In Steamboat Springs, buyers are thinking about skis, boots, bikes, outerwear, luggage, and seasonal gear. If your mudroom, garage, laundry area, closets, or owner storage spaces are well organized, they can become a real selling point.

Staging should help those spaces look intentional. A home that handles mountain gear well feels easier to own, whether the buyer plans to use it personally or operate it under an allowed rental path.

Choose Durable Finishes

Mountain homes deal with snow, mud, and wet gear. Durable, easy-clean surfaces in entries, high-traffic floors, and utility areas help the property show as practical and low-stress.

This is not about a major remodel in every case. It is about making sure the materials buyers see feel appropriate for how the home will actually be used.

Let the Floor Plan Feel Efficient

The city caps occupancy for licensed short-term rentals at one person per 150 square feet, with a minimum of 2 and a maximum of 16 occupants. That does not mean you should market occupancy numbers loosely, but it does mean buyers will notice whether the layout feels functional.

If bunk spaces, guest rooms, and common areas look cramped, the home may feel harder to use. If the layout flows well and each area has a clear purpose, the home will usually present as more versatile.

Prepare a Strong Seller Documentation Packet

In Steamboat’s rental zones, paperwork can be part of the product.
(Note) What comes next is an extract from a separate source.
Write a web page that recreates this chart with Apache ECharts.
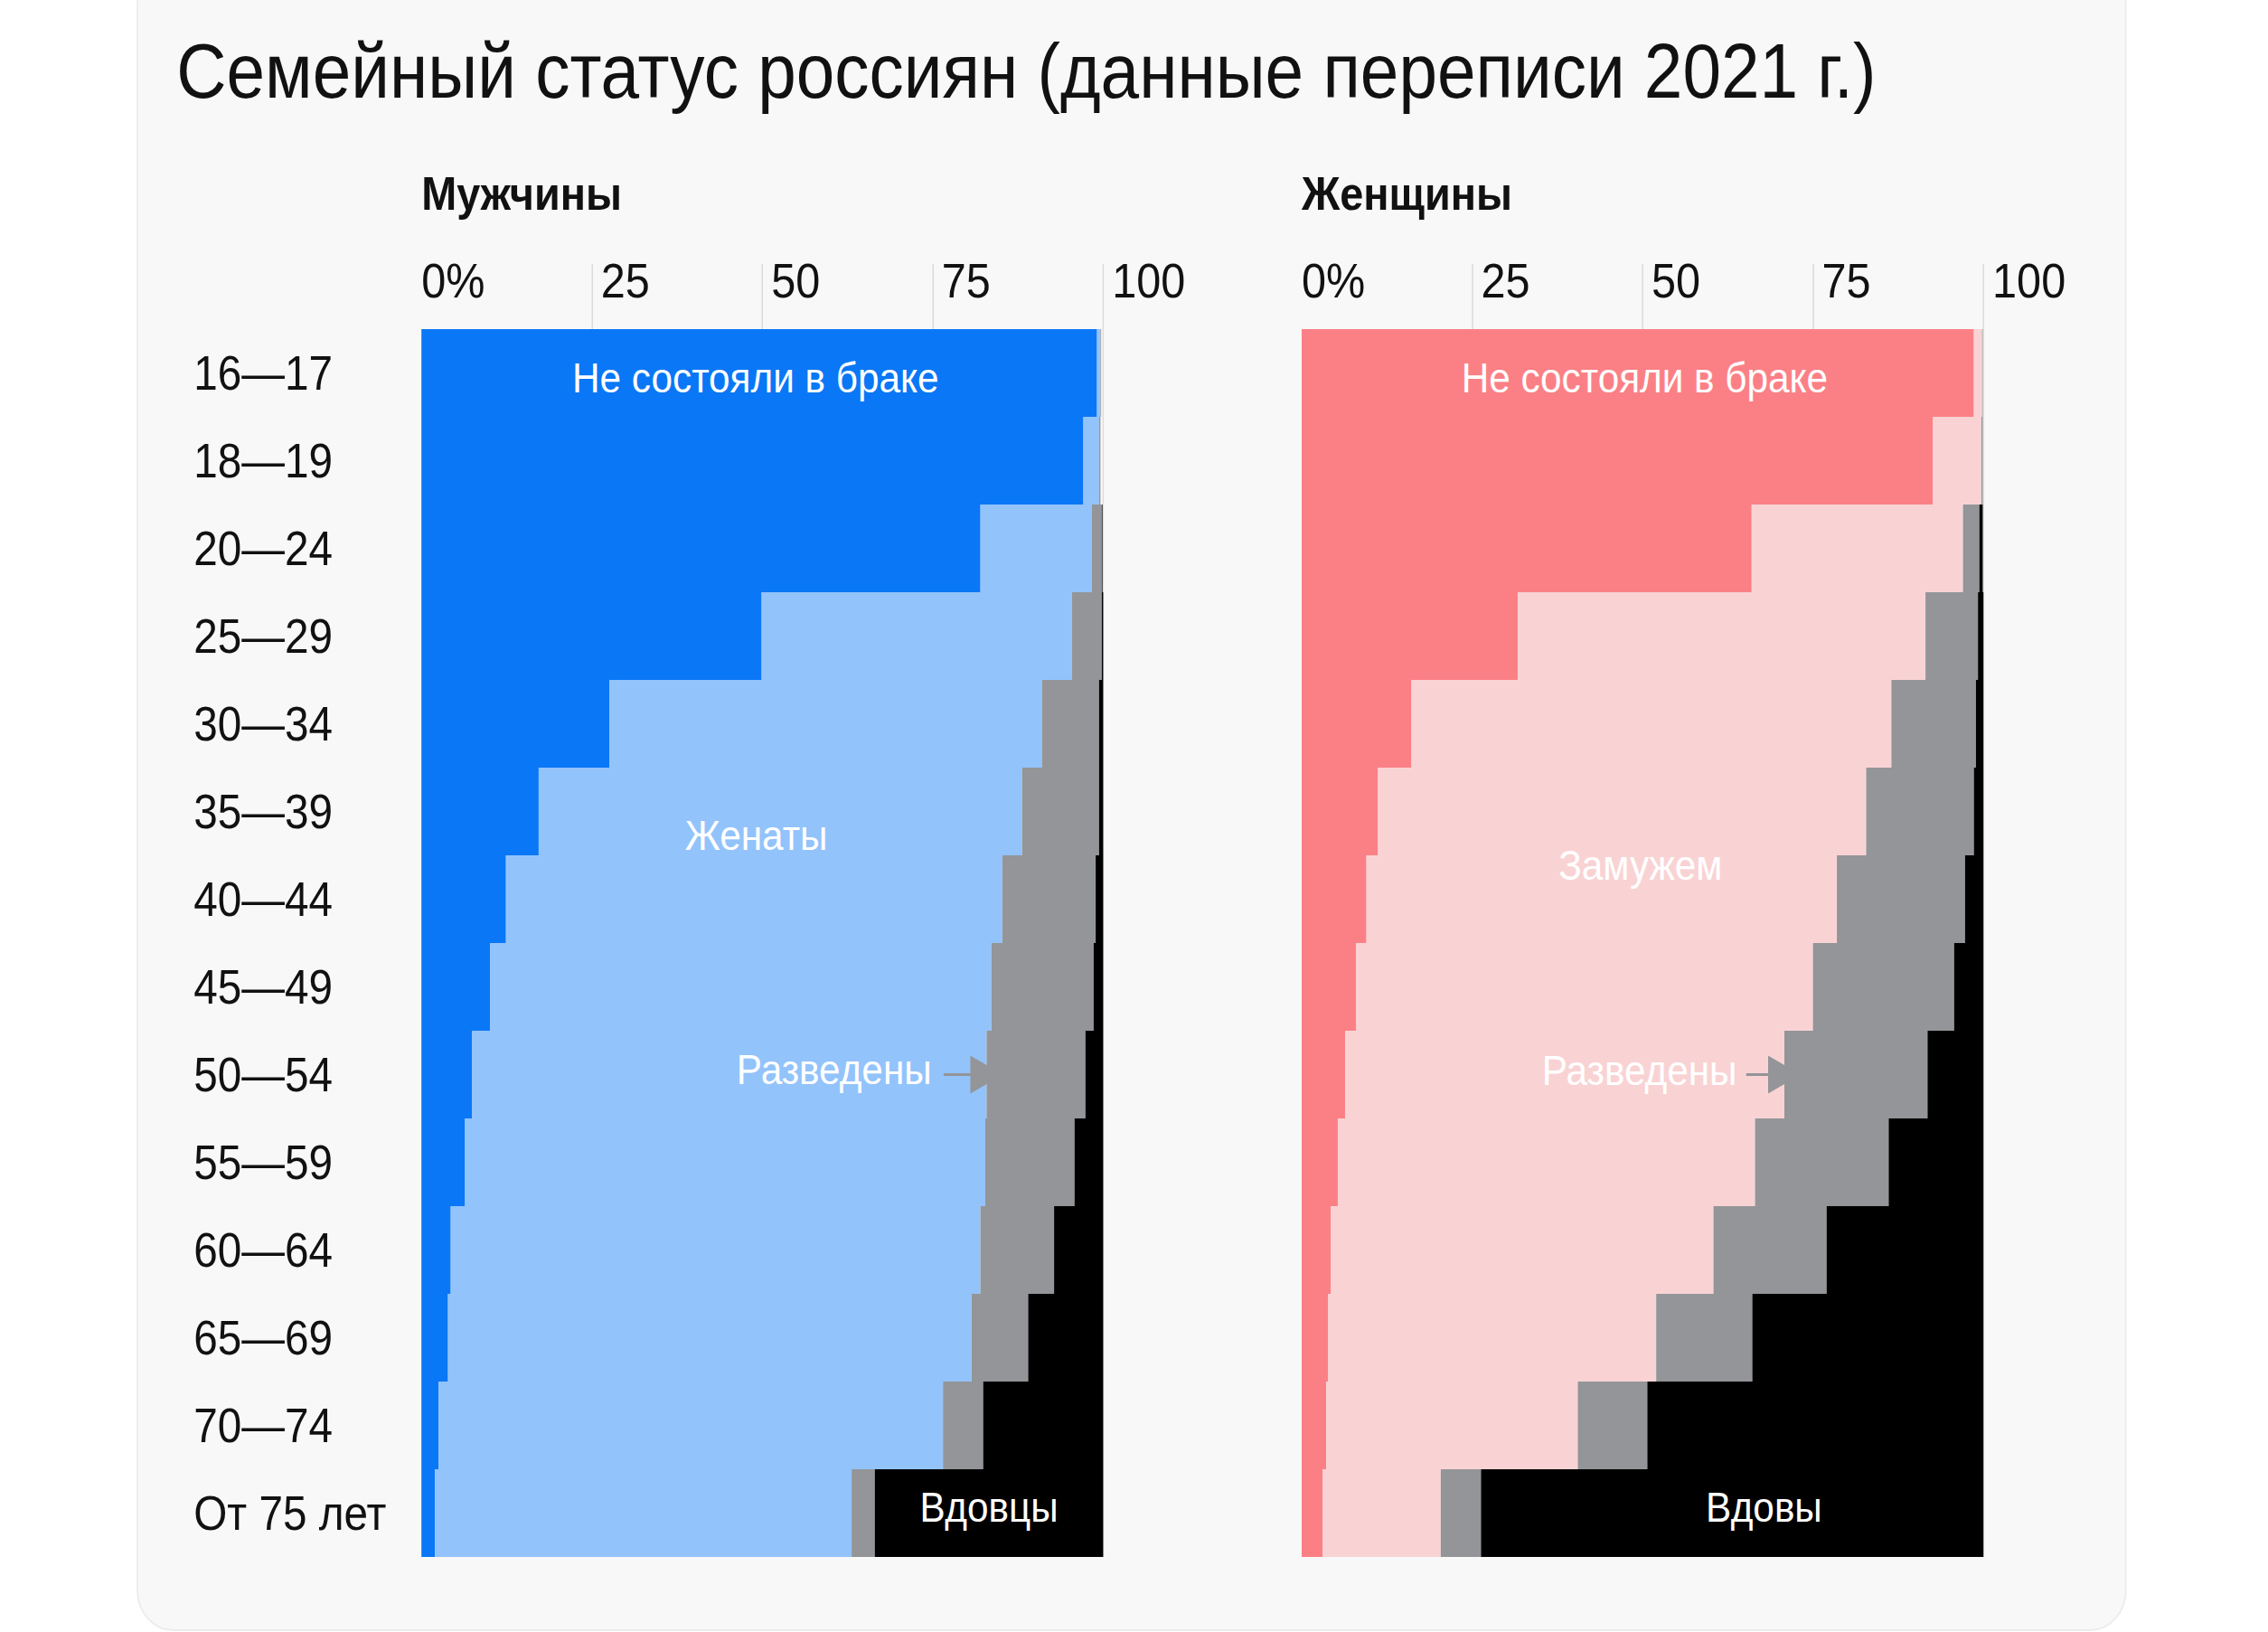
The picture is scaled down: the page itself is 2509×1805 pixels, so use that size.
<!DOCTYPE html>
<html>
<head>
<meta charset="utf-8">
<script src="https://cdn.jsdelivr.net/npm/echarts@6/dist/echarts.min.js"></script>
<style>
  html, body { margin: 0; padding: 0; background: #ffffff; overflow: hidden; }
  #chart { width: 2788px; height: 1805px; transform: scaleX(0.9); transform-origin: 0 0; }
</style>
</head>
<body>
<div id="chart"></div>
<script>
// ---------- DATA ----------
const ages = ['16—17','18—19','20—24','25—29','30—34','35—39','40—44','45—49','50—54','55—59','60—64','65—69','70—74','От 75 лет'];

const menNever    = [99.1, 97.1, 82.0, 49.9, 27.6, 17.2, 12.4, 10.1,  7.4,  6.4,  4.3,  3.9,  2.5,  2.0];
const menMarried  = [ 0.5,  2.3, 16.3, 45.5, 63.4, 70.9, 72.8, 73.5, 75.5, 76.3, 77.7, 76.8, 74.0, 61.1];
const menDivorced = [ 0.1,  0.2,  1.5,  4.4,  8.4, 11.3, 13.7, 15.0, 14.5, 13.1, 10.8,  8.3,  5.9,  3.4];
const menWidowed  = [ 0.0,  0.0,  0.1,  0.2,  0.6,  0.6,  1.1,  1.4,  2.6,  4.2,  7.2, 11.0, 17.6, 33.5];

const womenNever    = [98.6, 92.6, 66.0, 31.7, 16.1, 11.2,  9.5,  8.0,  6.4,  5.3,  4.3,  3.9,  3.6,  3.1];
const womenMarried  = [ 1.2,  7.1, 31.0, 59.8, 70.4, 71.6, 69.0, 67.0, 64.4, 61.2, 56.1, 48.1, 36.9, 17.3];
const womenDivorced = [ 0.1,  0.2,  2.4,  7.7, 12.4, 15.8, 18.8, 20.7, 21.0, 19.6, 16.6, 14.1, 10.2,  5.9];
const womenWidowed  = [ 0.0,  0.0,  0.5,  0.8,  1.1,  1.4,  2.7,  4.3,  8.2, 13.9, 23.0, 33.9, 49.3, 73.7];

const xTicks      = [0, 25, 50, 75, 100];
const xTickLabels = ['0%', '25', '50', '75', '100'];

const menNames   = ['Не состояли в браке', 'Женаты', 'Разведены', 'Вдовцы'];
const womenNames = ['Не состояли в браке', 'Замужем', 'Разведены', 'Вдовы'];

// ---------- STYLE ----------
const FONT = '"Liberation Sans", Arial, Helvetica, sans-serif';
const GRAY = '#939598';
const menColors   = ['#0a77f6', '#93c3fb', GRAY, '#000000'];
const womenColors = ['#fb8086', '#f9d3d4', GRAY, '#000000'];

const GRID_TOP = 364, GRID_H = 1358;

const chart = echarts.init(document.getElementById('chart'), null, { renderer: 'svg' });

function xAxisFor(gi) {
  return {
    gridIndex: gi, type: 'value', min: 0, max: 100, interval: 25, position: 'top',
    axisLine: { show: false },
    axisTick: { show: true, inside: false, length: 72, customValues: xTicks.slice(1),
                lineStyle: { color: '#d9d9d9', width: 1.6 } },
    splitLine: { show: true, lineStyle: { color: '#dcdcdc', width: 1.6 } },
    axisLabel: {
      margin: 54, verticalAlign: 'middle', align: 'left',
      formatter: function (v) {
        const i = xTicks.indexOf(v);
        const t = i >= 0 ? xTickLabels[i] : '';
        return v === 0 ? '{z|' + t + '}' : '{n|' + t + '}';
      },
      rich: {
        z: { fontSize: 54, color: '#111', fontFamily: FONT },
        n: { fontSize: 54, color: '#111', fontFamily: FONT, padding: [0, 0, 0, 11] }
      }
    }
  };
}

function yAxisFor(gi, showLabels) {
  return {
    gridIndex: gi, type: 'category', data: ages, inverse: true,
    axisLine: { show: false }, axisTick: { show: false }, splitLine: { show: false },
    axisLabel: { show: showLabels, align: 'left', margin: 280, fontSize: 53, color: '#111', fontFamily: FONT }
  };
}

function label(text, x, row, dy, pos) {
  return {
    coord: [x, row],
    label: { formatter: text, offset: [0, dy], position: pos || 'inside', distance: 0 }
  };
}

function stack(gi, names, datas, colors, stackId, marks, arrow) {
  return names.map(function (n, k) {
    const s = {
      name: n, type: 'bar', stack: stackId,
      xAxisIndex: gi, yAxisIndex: gi,
      barCategoryGap: '0%', barWidth: '100%',
      data: datas[k],
      itemStyle: { color: colors[k] },
      emphasis: { disabled: true },
      silent: true
    };
    if (k === 0) {
      s.markPoint = {
        silent: true, animation: false,
        symbol: 'circle', symbolSize: 1,
        itemStyle: { color: 'rgba(0,0,0,0)' },
        label: { show: true, color: '#ffffff', fontSize: 47, fontFamily: FONT },
        data: marks
      };
      s.markLine = {
        silent: true, animation: false,
        symbol: ['none', 'triangle'], symbolSize: [42, 40],
        lineStyle: { color: GRAY, width: 3, type: 'solid' },
        label: { show: false },
        emphasis: { disabled: true },
        data: [[{ coord: [arrow[0], arrow[2]] }, { coord: [arrow[1], arrow[2]] }]]
      };
    }
    return s;
  });
}

// positions derived from the data
const ROW_DIV = '50—54';
const iDiv = ages.indexOf(ROW_DIV);
const menArrowEnd = menNever[iDiv] + menMarried[iDiv];
const womenArrowEnd = womenNever[iDiv] + womenMarried[iDiv];
const last = ages.length - 1;
const menWidStart = menNever[last] + menMarried[last] + menDivorced[last];
const menWidCenter = menWidStart + menWidowed[last] / 2;

const menMarks = [
  label(menNames[0], 49, ages[0], 5),
  label(menNames[1], 49.1, '35—39', 26),
  label(menNames[2], menArrowEnd - 6.3 - 1.7, ROW_DIV, -6, 'left'),
  label(menNames[3], menWidCenter, ages[last], -7)
];
const womenMarks = [
  label(womenNames[0], 50.3, ages[0], 5),
  label(womenNames[1], 49.7, '40—44', -38),
  label(womenNames[2], womenArrowEnd - 5.6 - 1.3, ROW_DIV, -5, 'left'),
  label(womenNames[3], 67.8, ages[last], -7)
];

const option = {
  animation: false,
  backgroundColor: 'transparent',
  textStyle: { fontFamily: FONT },
  graphic: [
    { type: 'rect', z: -100, silent: true,
      shape: { x: 169, y: -40, width: 2444, height: 1843, r: 44 },
      style: { fill: '#f8f8f8', stroke: '#ececec', lineWidth: 2 } },
    { type: 'text', x: 217, y: 79, silent: true,
      style: { text: 'Семейный статус россиян (данные переписи 2021 г.)',
               fontSize: 85, fontFamily: FONT, fill: '#111', verticalAlign: 'middle', align: 'left' } },
    { type: 'text', x: 518, y: 214, silent: true,
      style: { text: 'Мужчины', fontSize: 52, fontWeight: 'bold', fontFamily: FONT, fill: '#111',
               verticalAlign: 'middle', align: 'left' } },
    { type: 'text', x: 1600, y: 214, silent: true,
      style: { text: 'Женщины', fontSize: 52, fontWeight: 'bold', fontFamily: FONT, fill: '#111',
               verticalAlign: 'middle', align: 'left' } }
  ],
  grid: [
    { left: 518, top: GRID_TOP, width: 838, height: GRID_H, containLabel: false },
    { left: 1600, top: GRID_TOP, width: 838, height: GRID_H, containLabel: false }
  ],
  xAxis: [xAxisFor(0), xAxisFor(1)],
  yAxis: [yAxisFor(0, true), yAxisFor(1, false)],
  series: [].concat(
    stack(0, menNames, [menNever, menMarried, menDivorced, menWidowed], menColors, 'men', menMarks,
          [menArrowEnd - 6.3, menArrowEnd, ROW_DIV]),
    stack(1, womenNames, [womenNever, womenMarried, womenDivorced, womenWidowed], womenColors, 'women', womenMarks,
          [womenArrowEnd - 5.6, womenArrowEnd, ROW_DIV])
  )
};

chart.setOption(option);
</script>
</body>
</html>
A clean documentation package helps reduce confusion, supports due diligence, and signals that the property has been managed carefully.

Before listing, gather the documents that matter most to your home’s status.

Key Documents to Have Ready

  • Current STR license status, if applicable
  • Legal nonconforming registration, if applicable
  • VHR permit status, if applicable
  • HOA rules and restrictions, if applicable
  • Local responsible-party contact information, if applicable
  • Booking records where relevant to support continued use history
  • Tax-remittance records where relevant

When buyers can review a clear file, they tend to feel more confident. In a regulated market, that confidence can help your home stand out.

Tailor the Marketing to the Zone

A strong listing strategy changes depending on where the home sits in the city’s framework. The goal is not to force every property into an investment narrative. The goal is to tell the most accurate story in the most appealing way.

Best Angle for Zone A

Lead with flexibility. A Zone A property can be marketed around its location, condition, mountain lifestyle, and the fact that all properties in the zone are eligible for short-term rental licensing.

Keep the language careful and accurate. Eligibility is valuable, but licensing still has to happen in the buyer’s name.

Best Angle for Zone B

Lead with certainty and specifics. If there is something documented and meaningful about the home’s current status, make that clear without overstating what a buyer can expect after purchase.

Then shift to the physical strengths of the property. In yellow zones, the home’s comfort, design, access, storage, parking, and ease of use may be just as important as the rental conversation.

Best Angle for Zone C

Lead with lifestyle first. In red zones, buyers are often best served by understanding the property as a home or second home, with any limited rental pathway explained separately and carefully.

That approach builds credibility. It also avoids the risk of framing the property around a use that may not apply broadly.

Do Not Ignore the City Limits Question

This topic can get more complicated if the property is outside Steamboat Springs city limits. In unincorporated Routt County, nightly rentals in residential zone districts are generally prohibited except in commercial zones or where a permit exists for a use such as a bed and breakfast or guest ranch.

So if your property sits outside the city, the city overlay map is not the only rulebook that matters. Your listing strategy needs to reflect the correct jurisdiction before you make any rental-related claims.

Compliance Can Be a Selling Point

The city notes that complaints can be reported 24/7, complaints are public records, and violations may lead to hearings and penalties. That reality makes a neighbor-friendly, well-managed property more appealing to thoughtful buyers.

A clean operational story matters. When your home shows well, parks well, stores gear well, and comes with organized records, you are not just selling a house. You are selling a more confident ownership experience.

In Steamboat Springs, that is often what maximum appeal really looks like. If you want help positioning a home in the right rental-zone narrative, preparing the documentation, and making smart pre-listing updates that support value, reach out to Will Kennish.

FAQs

Does a Steamboat Springs STR license transfer to the buyer?

  • No. The city states that STR licenses do not transfer with the sale, and the new owner must obtain their own license before operating.

Can a buyer assume a home in Steamboat’s Yellow Zone will get an STR license?

  • No. Yellow-zone access is capped by subzone, and some available licenses have been allocated by lottery.

Can a home in Steamboat’s Red Zone ever be rented short term?

  • In limited cases, yes. The city allows narrow pathways such as hosted STRs, temporary STRs, or properties with valid VHR or legal nonconforming status that meet the applicable rules.

What is a hosted short-term rental in Steamboat Springs?

  • It is a short-term rental of one guestroom up to 400 square feet while the owner or another permanent resident is present.

What is a temporary short-term rental in Steamboat Springs?

  • It is a primary residence used for short-term rental on a temporary basis for up to 2 occurrences and 30 cumulative days per calendar year while the owner is not present.

Why should a Steamboat Springs seller avoid promising rental income?

  • Because license transfer rules, zone restrictions, capped subzones, and compliance requirements make future use dependent on the buyer’s own qualifications and approvals.

What documents help most when listing a home in Steamboat’s rental zones?

  • A clear package with license status, any VHR or legal nonconforming documentation, HOA rules, local responsible-party information, and relevant booking or tax records can help support due diligence.